WRITTEN PROBLEM
Scan the entries below and count the lines holding the string "this". Supply only the number.

Records with drawing code
********************

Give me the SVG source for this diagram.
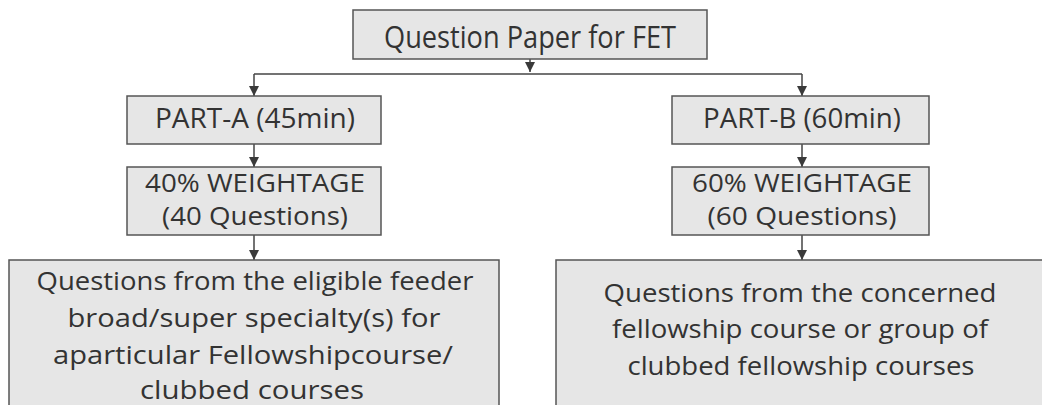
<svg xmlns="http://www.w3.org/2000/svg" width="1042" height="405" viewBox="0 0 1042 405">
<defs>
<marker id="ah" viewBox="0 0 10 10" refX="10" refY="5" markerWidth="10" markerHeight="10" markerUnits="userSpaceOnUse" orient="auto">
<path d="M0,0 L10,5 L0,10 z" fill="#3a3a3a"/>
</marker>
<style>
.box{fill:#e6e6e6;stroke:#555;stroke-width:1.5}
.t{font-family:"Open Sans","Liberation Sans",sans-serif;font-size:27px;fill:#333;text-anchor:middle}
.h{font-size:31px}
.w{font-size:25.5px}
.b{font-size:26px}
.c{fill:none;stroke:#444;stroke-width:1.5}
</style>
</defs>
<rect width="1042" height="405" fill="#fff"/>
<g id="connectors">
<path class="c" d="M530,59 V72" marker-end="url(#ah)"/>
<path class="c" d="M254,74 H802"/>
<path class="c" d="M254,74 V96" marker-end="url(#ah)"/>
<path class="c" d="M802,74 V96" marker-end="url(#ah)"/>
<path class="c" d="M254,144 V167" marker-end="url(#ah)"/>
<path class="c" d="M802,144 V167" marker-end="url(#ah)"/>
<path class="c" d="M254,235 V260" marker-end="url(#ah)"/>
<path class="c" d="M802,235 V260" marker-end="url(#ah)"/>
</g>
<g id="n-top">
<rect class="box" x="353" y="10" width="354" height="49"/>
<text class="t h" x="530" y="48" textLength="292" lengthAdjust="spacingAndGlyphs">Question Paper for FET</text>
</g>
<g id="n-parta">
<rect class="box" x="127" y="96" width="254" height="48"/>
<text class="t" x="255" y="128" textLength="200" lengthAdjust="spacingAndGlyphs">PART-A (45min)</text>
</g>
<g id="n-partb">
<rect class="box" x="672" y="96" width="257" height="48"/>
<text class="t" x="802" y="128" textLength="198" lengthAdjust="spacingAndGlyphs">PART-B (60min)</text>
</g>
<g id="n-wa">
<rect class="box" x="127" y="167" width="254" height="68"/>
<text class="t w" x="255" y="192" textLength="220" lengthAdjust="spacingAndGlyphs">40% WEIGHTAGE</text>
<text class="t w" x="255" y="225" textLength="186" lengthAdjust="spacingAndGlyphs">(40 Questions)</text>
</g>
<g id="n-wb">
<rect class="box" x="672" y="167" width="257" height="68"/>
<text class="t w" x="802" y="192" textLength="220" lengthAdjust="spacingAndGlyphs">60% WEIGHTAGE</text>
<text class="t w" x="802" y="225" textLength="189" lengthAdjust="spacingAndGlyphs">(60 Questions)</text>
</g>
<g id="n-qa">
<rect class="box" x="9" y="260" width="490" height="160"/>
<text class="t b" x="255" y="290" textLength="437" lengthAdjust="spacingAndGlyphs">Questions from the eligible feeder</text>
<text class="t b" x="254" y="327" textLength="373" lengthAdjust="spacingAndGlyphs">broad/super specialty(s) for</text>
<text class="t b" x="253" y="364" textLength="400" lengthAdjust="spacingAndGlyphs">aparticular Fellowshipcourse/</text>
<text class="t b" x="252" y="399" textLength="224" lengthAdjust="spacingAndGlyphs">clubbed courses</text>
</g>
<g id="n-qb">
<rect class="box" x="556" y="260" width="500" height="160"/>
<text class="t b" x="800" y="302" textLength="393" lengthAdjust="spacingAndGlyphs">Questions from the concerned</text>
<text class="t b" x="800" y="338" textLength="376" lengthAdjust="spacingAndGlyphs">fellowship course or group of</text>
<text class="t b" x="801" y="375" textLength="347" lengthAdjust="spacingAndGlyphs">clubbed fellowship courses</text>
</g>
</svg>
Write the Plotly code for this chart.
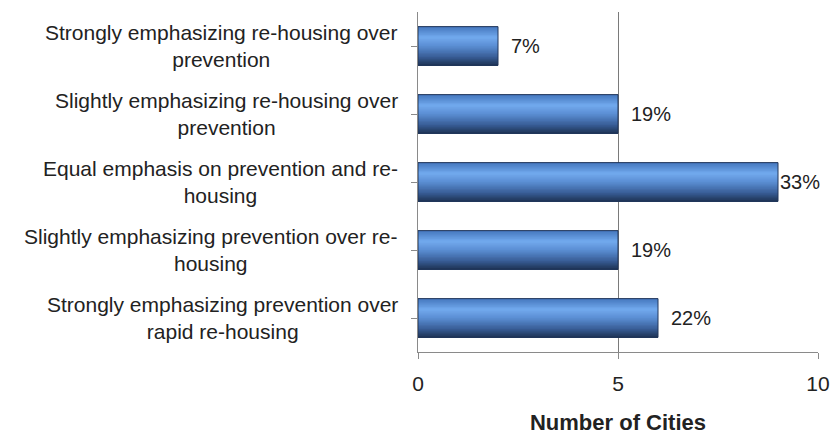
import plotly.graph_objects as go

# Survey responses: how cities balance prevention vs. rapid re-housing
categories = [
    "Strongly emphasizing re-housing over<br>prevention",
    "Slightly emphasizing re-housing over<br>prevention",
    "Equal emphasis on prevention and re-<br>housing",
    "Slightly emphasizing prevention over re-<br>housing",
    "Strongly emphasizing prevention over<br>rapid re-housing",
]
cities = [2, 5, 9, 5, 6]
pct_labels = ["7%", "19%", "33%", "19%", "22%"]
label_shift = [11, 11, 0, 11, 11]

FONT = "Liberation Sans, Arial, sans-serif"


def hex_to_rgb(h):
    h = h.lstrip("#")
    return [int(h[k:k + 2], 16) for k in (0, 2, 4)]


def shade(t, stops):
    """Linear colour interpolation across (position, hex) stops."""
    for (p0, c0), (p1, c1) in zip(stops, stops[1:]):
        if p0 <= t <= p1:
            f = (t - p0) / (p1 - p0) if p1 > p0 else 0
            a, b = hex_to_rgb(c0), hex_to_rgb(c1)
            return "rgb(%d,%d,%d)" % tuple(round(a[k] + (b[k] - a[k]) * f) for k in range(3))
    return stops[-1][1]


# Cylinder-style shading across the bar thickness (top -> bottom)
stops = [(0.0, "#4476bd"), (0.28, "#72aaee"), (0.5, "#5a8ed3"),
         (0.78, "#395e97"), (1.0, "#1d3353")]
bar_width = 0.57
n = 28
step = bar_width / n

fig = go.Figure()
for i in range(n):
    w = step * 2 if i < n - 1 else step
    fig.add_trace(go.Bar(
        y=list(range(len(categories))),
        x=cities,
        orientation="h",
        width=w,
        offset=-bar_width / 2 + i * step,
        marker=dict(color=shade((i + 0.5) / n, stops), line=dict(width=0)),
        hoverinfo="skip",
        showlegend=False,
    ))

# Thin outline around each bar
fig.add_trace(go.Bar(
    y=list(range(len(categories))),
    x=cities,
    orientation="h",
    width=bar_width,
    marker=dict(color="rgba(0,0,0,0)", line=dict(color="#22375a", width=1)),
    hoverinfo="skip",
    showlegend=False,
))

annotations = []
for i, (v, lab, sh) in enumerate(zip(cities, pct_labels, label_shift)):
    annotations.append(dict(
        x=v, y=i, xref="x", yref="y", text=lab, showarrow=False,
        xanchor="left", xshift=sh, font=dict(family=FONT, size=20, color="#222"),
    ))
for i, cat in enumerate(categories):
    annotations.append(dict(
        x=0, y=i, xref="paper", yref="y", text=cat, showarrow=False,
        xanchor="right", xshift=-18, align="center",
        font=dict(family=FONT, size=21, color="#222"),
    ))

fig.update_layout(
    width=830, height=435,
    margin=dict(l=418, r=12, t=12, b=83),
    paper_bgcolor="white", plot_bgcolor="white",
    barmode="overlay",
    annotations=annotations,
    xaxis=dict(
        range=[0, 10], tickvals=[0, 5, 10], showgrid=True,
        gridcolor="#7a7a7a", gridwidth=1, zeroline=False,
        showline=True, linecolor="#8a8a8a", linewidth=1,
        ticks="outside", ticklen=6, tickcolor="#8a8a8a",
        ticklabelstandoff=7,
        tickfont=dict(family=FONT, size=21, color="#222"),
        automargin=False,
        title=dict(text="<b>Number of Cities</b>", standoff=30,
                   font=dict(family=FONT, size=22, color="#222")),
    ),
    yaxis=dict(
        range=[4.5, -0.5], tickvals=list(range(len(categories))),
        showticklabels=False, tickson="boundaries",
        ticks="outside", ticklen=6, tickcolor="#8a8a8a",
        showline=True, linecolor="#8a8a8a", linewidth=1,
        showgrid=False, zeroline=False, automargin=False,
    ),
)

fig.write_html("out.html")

********************

COMPLETED EXERCISE
2